WHAT YOU NEED TO DO
Return all of the data exactly as written, without the pictures.

+---+

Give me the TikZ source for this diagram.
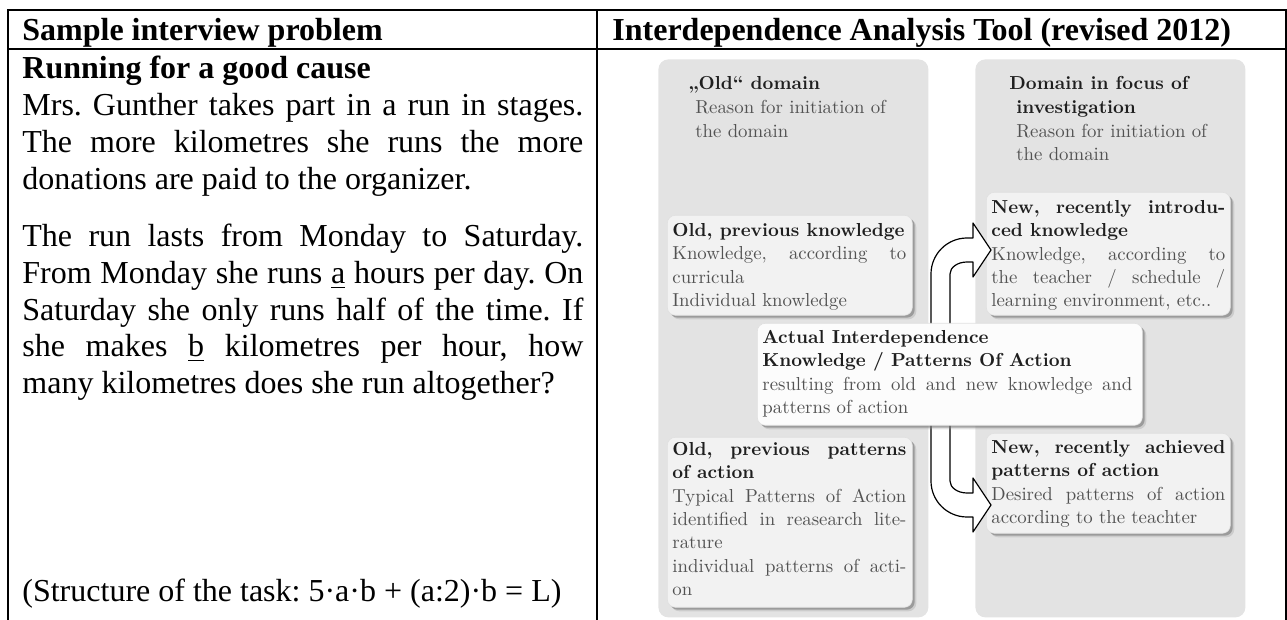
\documentclass[tikz,border=0pt]{standalone}
\usepackage{fontspec}
\newfontfamily\tnr{Liberation Serif}
\newfontfamily\lmr{lmroman10-regular}[Extension=.otf, BoldFont=lmroman10-bold]
\usetikzlibrary{calc,shadows}
\newcommand{\hd}[1]{\textcolor{black!88}{\bfseries #1}}
\frenchspacing
\begin{document}
\begin{tikzpicture}[x=0.5pt,y=-0.5pt,
  tline/.style={line width=1pt},
  tt/.style={font=\tnr\fontsize{16}{18}\selectfont, anchor=base west, inner sep=0pt},
  panel/.style={fill=black!11, rounded corners=5pt, inner sep=0pt, anchor=north west},
  ibox/.style={fill=black!5, draw=black!12, line width=0.3pt, rounded corners=4pt, inner sep=0pt, anchor=north west,
    drop shadow={shadow xshift=2pt, shadow yshift=-2pt, fill=black!40, opacity=0.3},
    drop shadow={shadow xshift=1.2pt, shadow yshift=-1.2pt, fill=black!55, opacity=0.55}},
  cbox/.style={ibox, fill=black!1},
  cmtext/.style={font=\lmr\fontsize{9.4}{11.65}\selectfont, text=black!68, anchor=north west, inner sep=0pt, align=justify},
  pantext/.style={font=\lmr\fontsize{9.4}{11.9}\selectfont, text=black!68, anchor=north west, inner sep=0pt, align=left},
  blockarrow/.style={fill=white, draw=black, line width=0.6pt, line join=round}
]
\useasboundingbox (0,0) rectangle (1287,620);
% table rules
\draw[tline] (7,10.5) -- (1287,10.5);
\draw[tline] (7,49.5) -- (1287,49.5);
\draw[tline] (8,10) -- (8,620);
\draw[tline] (597,10) -- (597,620);
\draw[tline] (1285.5,10) -- (1285.5,620);
% left column text
\node[tt] (h1) at (22,41) {\bfseries Sample interview problem};
\node[tt] (h2) at (612,41) {\bfseries Interdependence Analysis Tool (revised 2012)};
\node[tt] (r0) at (22,79) {\bfseries Running for a good cause};
\node[tt] (r1) at (22,116) {\makebox[280.5pt][s]{Mrs. Gunther takes part in a run in stages.}};
\node[tt] (r2) at (22,152.6) {\makebox[280.5pt][s]{The more kilometres she runs the more}};
\node[tt] (r3) at (22,189.4) {donations are paid to the organizer.};
\node[tt] (r4) at (22,247) {\makebox[280.5pt][s]{The run lasts from Monday to Saturday.}};
\node[tt] (r5) at (22,284) {\makebox[280.5pt][s]{From Monday she runs \underline{a} hours per day. On}};
\node[tt] (r6) at (22,321) {\makebox[280.5pt][s]{Saturday she only runs half of the time. If}};
\node[tt] (r7) at (22,357) {\makebox[280.5pt][s]{she makes \underline{b} kilometres per hour, how}};
\node[tt] (r8) at (22,394) {many kilometres does she run altogether?};
\node[tt] (r9) at (22,602) {(Structure of the task: 5·a·b + (a:2)·b = L)};
% right panel
\node[panel, minimum width=135pt, minimum height=279pt] (lp) at (658,59) {};
\node[panel, minimum width=135pt, minimum height=279pt] (rp) at (975,59) {};
\node[pantext] (lpt) at ($(lp.north west)+(30,17)$) {\hd{„Old“ domain}\\\hspace*{3.5pt}Reason for initiation of\\\hspace*{3.5pt}the domain};
\node[pantext] (rpt) at ($(rp.north west)+(34,17)$) {\hd{Domain in focus of}\\\hspace*{3.5pt}\hd{investigation}\\\hspace*{3.5pt}Reason for initiation of\\\hspace*{3.5pt}the domain};
% boxes
\node[ibox, minimum width=122.5pt, minimum height=50pt] (b1) at (667,215) {};
\node[ibox, minimum width=122pt, minimum height=61.5pt] (b2) at (986,192) {};
\node[ibox, minimum width=122.5pt, minimum height=85pt] (b3) at (667,437) {};
\node[ibox, minimum width=122pt, minimum height=50pt] (b4) at (986,433) {};
\node[cmtext, text width=117pt] (t1) at ($(b1.north west)+(5,8)$) {\hd{Old, previous knowledge}\\Knowledge, according to\linebreak curricula\\Individual knowledge};
\node[cmtext, text width=117pt] (t2) at ($(b2.north west)+(5,8)$) {\hd{New, recently introdu-\linebreak ced knowledge}\\Knowledge, according to\linebreak the teacher / schedule /\linebreak learning environment, etc..};
\node[cmtext, text width=117pt] (t3) at ($(b3.north west)+(5,5)$) {\hd{Old, previous patterns\linebreak of action}\\Typical Patterns of Action\linebreak identified in reasearch lite-\linebreak rature\\individual patterns of acti-\linebreak on};
\node[cmtext, text width=117pt] (t4) at ($(b4.north west)+(5,7)$) {\hd{New, recently achieved\linebreak patterns of action}\\Desired patterns of action\linebreak according to the teachter};
% arrows
\node[inner sep=0pt, anchor=north west, minimum width=192.5pt, minimum height=51pt] (cb) at (757,323) {};
\coordinate (a1) at ($(cb.north west)+(174,2)$);
\coordinate (e1) at ($(b2.north west)+(5,58)$);
\coordinate (a2) at ($(cb.south west)+(174,-2)$);
\coordinate (e2) at ($(b4.north west)+(5,72)$);
\draw[blockarrow] (a1) -- ($(a1 |- e1)+(0,24)$) arc[start angle=180, end angle=270, radius=36]
  -- ($(e1)+(-18,-12)$) -- ++(0,-15) -- (e1) -- ++(-18,27) -- ++(0,-15) -- ($(e1)+(-24,12)$)
  arc[start angle=270, end angle=180, x radius=17, y radius=12] -- ($(a1)+(19,0)$) -- cycle;
\draw[blockarrow] (a2) -- ($(a2 |- e2)+(0,-24)$) arc[start angle=180, end angle=90, radius=36]
  -- ($(e2)+(-18,12)$) -- ++(0,15) -- (e2) -- ++(-18,-27) -- ++(0,15) -- ($(e2)+(-24,-12)$)
  arc[start angle=90, end angle=180, x radius=17, y radius=12] -- ($(a2)+(19,0)$) -- cycle;
% centre box
\node[cbox, minimum width=192.5pt, minimum height=51pt] (cbx) at (cb.north west) {};
\node[cmtext, text width=185pt] (tc) at ($(cbx.north west)+(5,7)$) {\hd{Actual Interdependence}\\\hd{Knowledge / Patterns Of Action}\\resulting from old and new knowledge and\linebreak patterns of action};
\end{tikzpicture}
\end{document}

+---+

RESPONSE
Give me the TikZ source for this diagram.
\documentclass[tikz,border=0pt]{standalone}
\usepackage{fontspec}
\newfontfamily\tnr{Liberation Serif}
\newfontfamily\lmr{lmroman10-regular}[Extension=.otf, BoldFont=lmroman10-bold]
\usetikzlibrary{calc,shadows}
\newcommand{\hd}[1]{\textcolor{black!88}{\bfseries #1}}
\frenchspacing
\begin{document}
\begin{tikzpicture}[x=0.5pt,y=-0.5pt,
  tline/.style={line width=1pt},
  tt/.style={font=\tnr\fontsize{16}{18}\selectfont, anchor=base west, inner sep=0pt},
  panel/.style={fill=black!11, rounded corners=5pt, inner sep=0pt, anchor=north west},
  ibox/.style={fill=black!5, draw=black!12, line width=0.3pt, rounded corners=4pt, inner sep=0pt, anchor=north west,
    drop shadow={shadow xshift=2pt, shadow yshift=-2pt, fill=black!40, opacity=0.3},
    drop shadow={shadow xshift=1.2pt, shadow yshift=-1.2pt, fill=black!55, opacity=0.55}},
  cbox/.style={ibox, fill=black!1},
  cmtext/.style={font=\lmr\fontsize{9.4}{11.65}\selectfont, text=black!68, anchor=north west, inner sep=0pt, align=justify},
  pantext/.style={font=\lmr\fontsize{9.4}{11.9}\selectfont, text=black!68, anchor=north west, inner sep=0pt, align=left},
  blockarrow/.style={fill=white, draw=black, line width=0.6pt, line join=round}
]
\useasboundingbox (0,0) rectangle (1287,620);
% table rules
\draw[tline] (7,10.5) -- (1287,10.5);
\draw[tline] (7,49.5) -- (1287,49.5);
\draw[tline] (8,10) -- (8,620);
\draw[tline] (597,10) -- (597,620);
\draw[tline] (1285.5,10) -- (1285.5,620);
% left column text
\node[tt] (h1) at (22,41) {\bfseries Sample interview problem};
\node[tt] (h2) at (612,41) {\bfseries Interdependence Analysis Tool (revised 2012)};
\node[tt] (r0) at (22,79) {\bfseries Running for a good cause};
\node[tt] (r1) at (22,116) {\makebox[280.5pt][s]{Mrs. Gunther takes part in a run in stages.}};
\node[tt] (r2) at (22,152.6) {\makebox[280.5pt][s]{The more kilometres she runs the more}};
\node[tt] (r3) at (22,189.4) {donations are paid to the organizer.};
\node[tt] (r4) at (22,247) {\makebox[280.5pt][s]{The run lasts from Monday to Saturday.}};
\node[tt] (r5) at (22,284) {\makebox[280.5pt][s]{From Monday she runs \underline{a} hours per day. On}};
\node[tt] (r6) at (22,321) {\makebox[280.5pt][s]{Saturday she only runs half of the time. If}};
\node[tt] (r7) at (22,357) {\makebox[280.5pt][s]{she makes \underline{b} kilometres per hour, how}};
\node[tt] (r8) at (22,394) {many kilometres does she run altogether?};
\node[tt] (r9) at (22,602) {(Structure of the task: 5·a·b + (a:2)·b = L)};
% right panel
\node[panel, minimum width=135pt, minimum height=279pt] (lp) at (658,59) {};
\node[panel, minimum width=135pt, minimum height=279pt] (rp) at (975,59) {};
\node[pantext] (lpt) at ($(lp.north west)+(30,17)$) {\hd{„Old“ domain}\\\hspace*{3.5pt}Reason for initiation of\\\hspace*{3.5pt}the domain};
\node[pantext] (rpt) at ($(rp.north west)+(34,17)$) {\hd{Domain in focus of}\\\hspace*{3.5pt}\hd{investigation}\\\hspace*{3.5pt}Reason for initiation of\\\hspace*{3.5pt}the domain};
% boxes
\node[ibox, minimum width=122.5pt, minimum height=50pt] (b1) at (667,215) {};
\node[ibox, minimum width=122pt, minimum height=61.5pt] (b2) at (986,192) {};
\node[ibox, minimum width=122.5pt, minimum height=85pt] (b3) at (667,437) {};
\node[ibox, minimum width=122pt, minimum height=50pt] (b4) at (986,433) {};
\node[cmtext, text width=117pt] (t1) at ($(b1.north west)+(5,8)$) {\hd{Old, previous knowledge}\\Knowledge, according to\linebreak curricula\\Individual knowledge};
\node[cmtext, text width=117pt] (t2) at ($(b2.north west)+(5,8)$) {\hd{New, recently introdu-\linebreak ced knowledge}\\Knowledge, according to\linebreak the teacher / schedule /\linebreak learning environment, etc..};
\node[cmtext, text width=117pt] (t3) at ($(b3.north west)+(5,5)$) {\hd{Old, previous patterns\linebreak of action}\\Typical Patterns of Action\linebreak identified in reasearch lite-\linebreak rature\\individual patterns of acti-\linebreak on};
\node[cmtext, text width=117pt] (t4) at ($(b4.north west)+(5,7)$) {\hd{New, recently achieved\linebreak patterns of action}\\Desired patterns of action\linebreak according to the teachter};
% arrows
\node[inner sep=0pt, anchor=north west, minimum width=192.5pt, minimum height=51pt] (cb) at (757,323) {};
\coordinate (a1) at ($(cb.north west)+(174,2)$);
\coordinate (e1) at ($(b2.north west)+(5,58)$);
\coordinate (a2) at ($(cb.south west)+(174,-2)$);
\coordinate (e2) at ($(b4.north west)+(5,72)$);
\draw[blockarrow] (a1) -- ($(a1 |- e1)+(0,24)$) arc[start angle=180, end angle=270, radius=36]
  -- ($(e1)+(-18,-12)$) -- ++(0,-15) -- (e1) -- ++(-18,27) -- ++(0,-15) -- ($(e1)+(-24,12)$)
  arc[start angle=270, end angle=180, x radius=17, y radius=12] -- ($(a1)+(19,0)$) -- cycle;
\draw[blockarrow] (a2) -- ($(a2 |- e2)+(0,-24)$) arc[start angle=180, end angle=90, radius=36]
  -- ($(e2)+(-18,12)$) -- ++(0,15) -- (e2) -- ++(-18,-27) -- ++(0,15) -- ($(e2)+(-24,-12)$)
  arc[start angle=90, end angle=180, x radius=17, y radius=12] -- ($(a2)+(19,0)$) -- cycle;
% centre box
\node[cbox, minimum width=192.5pt, minimum height=51pt] (cbx) at (cb.north west) {};
\node[cmtext, text width=185pt] (tc) at ($(cbx.north west)+(5,7)$) {\hd{Actual Interdependence}\\\hd{Knowledge / Patterns Of Action}\\resulting from old and new knowledge and\linebreak patterns of action};
\end{tikzpicture}
\end{document}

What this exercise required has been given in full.